SET EXERCISE:
Starting with the first line of the listing, quote each line exactly until and including the one with "plt.rcParams['font.family'] = ['Open", leaving pictures out.

INFORMATION SUPPLIED:
────────

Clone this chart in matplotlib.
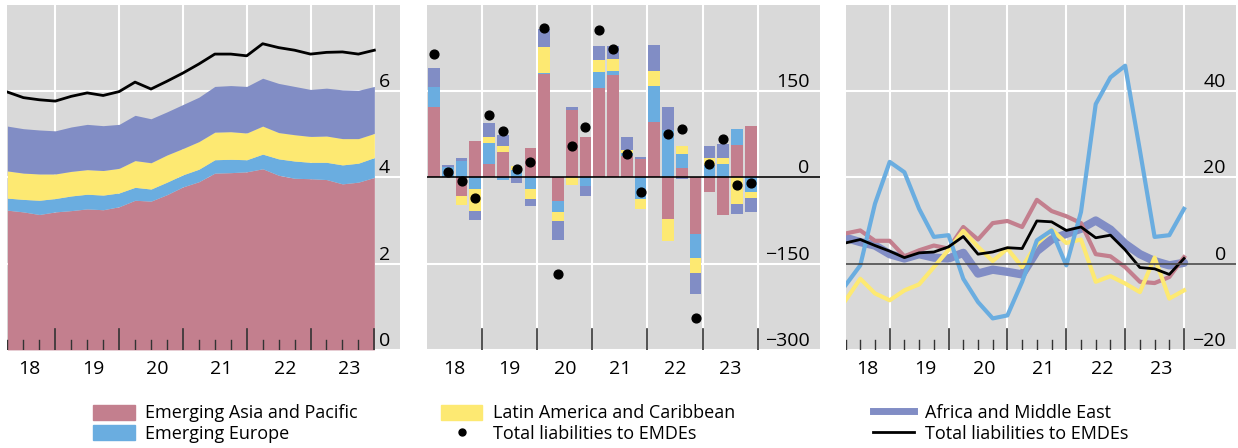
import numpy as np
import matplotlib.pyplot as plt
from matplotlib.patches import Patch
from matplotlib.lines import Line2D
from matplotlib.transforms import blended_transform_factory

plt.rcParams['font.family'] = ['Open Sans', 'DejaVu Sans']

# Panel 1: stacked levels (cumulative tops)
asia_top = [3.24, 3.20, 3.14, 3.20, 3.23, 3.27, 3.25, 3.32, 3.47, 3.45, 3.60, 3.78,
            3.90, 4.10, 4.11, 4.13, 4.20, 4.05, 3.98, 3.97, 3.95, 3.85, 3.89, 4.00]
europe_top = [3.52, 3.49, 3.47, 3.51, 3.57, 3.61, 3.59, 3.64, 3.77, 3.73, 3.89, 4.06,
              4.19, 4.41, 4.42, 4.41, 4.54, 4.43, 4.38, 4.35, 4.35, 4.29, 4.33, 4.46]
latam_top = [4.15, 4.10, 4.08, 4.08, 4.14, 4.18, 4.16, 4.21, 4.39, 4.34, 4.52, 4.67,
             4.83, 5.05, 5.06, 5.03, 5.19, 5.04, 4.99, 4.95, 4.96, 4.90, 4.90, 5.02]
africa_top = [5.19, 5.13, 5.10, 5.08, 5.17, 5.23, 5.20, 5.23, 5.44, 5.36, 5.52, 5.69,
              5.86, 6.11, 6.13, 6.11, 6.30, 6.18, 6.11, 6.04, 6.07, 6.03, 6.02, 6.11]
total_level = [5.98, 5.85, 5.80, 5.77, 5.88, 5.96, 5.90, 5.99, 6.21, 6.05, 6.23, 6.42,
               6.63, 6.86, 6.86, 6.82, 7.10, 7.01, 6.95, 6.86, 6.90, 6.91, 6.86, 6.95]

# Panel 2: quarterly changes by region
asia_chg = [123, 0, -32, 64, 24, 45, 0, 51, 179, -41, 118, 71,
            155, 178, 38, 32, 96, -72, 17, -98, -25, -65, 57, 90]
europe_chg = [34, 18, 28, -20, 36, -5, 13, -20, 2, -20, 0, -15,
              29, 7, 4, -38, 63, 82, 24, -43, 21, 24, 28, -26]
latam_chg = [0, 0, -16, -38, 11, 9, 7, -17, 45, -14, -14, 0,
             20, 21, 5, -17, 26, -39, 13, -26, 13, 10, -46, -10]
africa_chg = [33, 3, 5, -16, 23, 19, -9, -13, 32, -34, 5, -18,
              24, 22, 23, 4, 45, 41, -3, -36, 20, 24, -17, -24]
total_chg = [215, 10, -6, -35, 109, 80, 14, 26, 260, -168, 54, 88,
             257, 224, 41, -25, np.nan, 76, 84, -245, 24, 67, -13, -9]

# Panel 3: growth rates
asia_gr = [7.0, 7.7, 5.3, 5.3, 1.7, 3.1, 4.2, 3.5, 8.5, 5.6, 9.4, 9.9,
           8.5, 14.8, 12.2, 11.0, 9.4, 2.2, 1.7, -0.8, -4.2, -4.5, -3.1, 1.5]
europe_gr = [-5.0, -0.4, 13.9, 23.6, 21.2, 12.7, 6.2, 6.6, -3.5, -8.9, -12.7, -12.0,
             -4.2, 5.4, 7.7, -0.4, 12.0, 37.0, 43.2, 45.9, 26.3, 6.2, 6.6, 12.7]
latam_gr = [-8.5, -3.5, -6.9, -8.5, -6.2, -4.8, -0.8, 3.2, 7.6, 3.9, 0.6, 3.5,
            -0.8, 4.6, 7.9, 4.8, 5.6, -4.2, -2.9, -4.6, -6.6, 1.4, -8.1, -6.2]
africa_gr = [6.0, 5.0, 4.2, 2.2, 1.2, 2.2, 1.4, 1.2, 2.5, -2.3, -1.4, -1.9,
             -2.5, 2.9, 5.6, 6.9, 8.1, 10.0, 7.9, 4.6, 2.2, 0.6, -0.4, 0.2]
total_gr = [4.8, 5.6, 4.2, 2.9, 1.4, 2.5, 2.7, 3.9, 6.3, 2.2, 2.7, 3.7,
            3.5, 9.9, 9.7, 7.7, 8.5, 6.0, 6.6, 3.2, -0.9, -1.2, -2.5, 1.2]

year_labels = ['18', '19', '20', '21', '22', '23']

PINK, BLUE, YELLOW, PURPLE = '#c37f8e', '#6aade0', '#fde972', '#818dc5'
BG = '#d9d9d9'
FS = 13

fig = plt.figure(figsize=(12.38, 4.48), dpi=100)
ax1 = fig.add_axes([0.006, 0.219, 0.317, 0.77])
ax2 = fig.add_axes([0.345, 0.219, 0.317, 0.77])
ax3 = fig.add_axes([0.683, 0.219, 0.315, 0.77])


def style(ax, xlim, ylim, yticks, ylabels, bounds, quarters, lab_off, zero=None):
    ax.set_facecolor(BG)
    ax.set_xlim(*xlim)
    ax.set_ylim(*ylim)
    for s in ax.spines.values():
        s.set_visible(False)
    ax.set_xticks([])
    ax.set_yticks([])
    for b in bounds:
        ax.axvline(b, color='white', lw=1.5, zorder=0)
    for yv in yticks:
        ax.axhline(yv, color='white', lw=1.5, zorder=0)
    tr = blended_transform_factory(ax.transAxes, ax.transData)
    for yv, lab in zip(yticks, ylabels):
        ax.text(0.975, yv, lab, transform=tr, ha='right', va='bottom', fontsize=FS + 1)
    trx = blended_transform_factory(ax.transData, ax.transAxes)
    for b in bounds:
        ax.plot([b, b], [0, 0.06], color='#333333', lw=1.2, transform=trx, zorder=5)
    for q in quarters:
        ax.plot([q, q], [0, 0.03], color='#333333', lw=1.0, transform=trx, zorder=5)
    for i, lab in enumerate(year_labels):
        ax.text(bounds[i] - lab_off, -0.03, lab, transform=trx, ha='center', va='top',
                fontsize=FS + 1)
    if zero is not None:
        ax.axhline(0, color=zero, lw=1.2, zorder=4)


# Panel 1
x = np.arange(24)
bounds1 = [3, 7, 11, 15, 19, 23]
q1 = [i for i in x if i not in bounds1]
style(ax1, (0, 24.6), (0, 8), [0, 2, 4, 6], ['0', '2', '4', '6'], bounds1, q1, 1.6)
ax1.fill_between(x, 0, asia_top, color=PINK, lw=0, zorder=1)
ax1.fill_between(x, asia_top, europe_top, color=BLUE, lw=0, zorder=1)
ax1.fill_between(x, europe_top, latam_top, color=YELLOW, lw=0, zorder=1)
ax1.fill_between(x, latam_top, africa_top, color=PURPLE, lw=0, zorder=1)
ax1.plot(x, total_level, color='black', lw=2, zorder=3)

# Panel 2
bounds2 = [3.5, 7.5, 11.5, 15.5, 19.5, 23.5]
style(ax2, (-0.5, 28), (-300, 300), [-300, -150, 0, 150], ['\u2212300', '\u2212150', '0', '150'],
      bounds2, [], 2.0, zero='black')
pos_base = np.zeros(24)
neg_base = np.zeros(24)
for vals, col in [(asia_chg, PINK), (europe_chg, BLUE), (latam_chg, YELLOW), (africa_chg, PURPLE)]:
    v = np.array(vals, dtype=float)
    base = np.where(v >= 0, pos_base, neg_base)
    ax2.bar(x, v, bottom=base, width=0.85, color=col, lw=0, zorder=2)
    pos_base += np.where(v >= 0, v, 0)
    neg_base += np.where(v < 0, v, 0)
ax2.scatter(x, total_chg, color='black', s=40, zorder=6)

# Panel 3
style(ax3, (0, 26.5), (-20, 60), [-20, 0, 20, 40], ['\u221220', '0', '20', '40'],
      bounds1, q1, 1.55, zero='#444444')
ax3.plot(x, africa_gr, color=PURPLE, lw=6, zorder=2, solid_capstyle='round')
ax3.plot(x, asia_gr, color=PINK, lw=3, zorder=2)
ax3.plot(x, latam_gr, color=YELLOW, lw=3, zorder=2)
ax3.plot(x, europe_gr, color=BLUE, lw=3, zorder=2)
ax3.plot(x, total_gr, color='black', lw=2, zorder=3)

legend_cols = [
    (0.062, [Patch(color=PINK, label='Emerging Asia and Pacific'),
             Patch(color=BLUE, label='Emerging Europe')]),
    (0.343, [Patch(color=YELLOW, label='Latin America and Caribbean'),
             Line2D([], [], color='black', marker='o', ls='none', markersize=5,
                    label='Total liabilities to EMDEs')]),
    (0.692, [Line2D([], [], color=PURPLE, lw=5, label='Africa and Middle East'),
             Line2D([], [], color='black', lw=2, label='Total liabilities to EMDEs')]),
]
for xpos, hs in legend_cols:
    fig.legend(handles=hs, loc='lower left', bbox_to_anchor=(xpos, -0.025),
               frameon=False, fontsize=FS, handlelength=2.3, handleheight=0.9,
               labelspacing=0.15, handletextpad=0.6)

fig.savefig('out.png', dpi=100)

────────

WRITTEN RESPONSE:
Clone this chart in matplotlib.
import numpy as np
import matplotlib.pyplot as plt
from matplotlib.patches import Patch
from matplotlib.lines import Line2D
from matplotlib.transforms import blended_transform_factory

plt.rcParams['font.family'] = ['Open Sans', 'DejaVu Sans']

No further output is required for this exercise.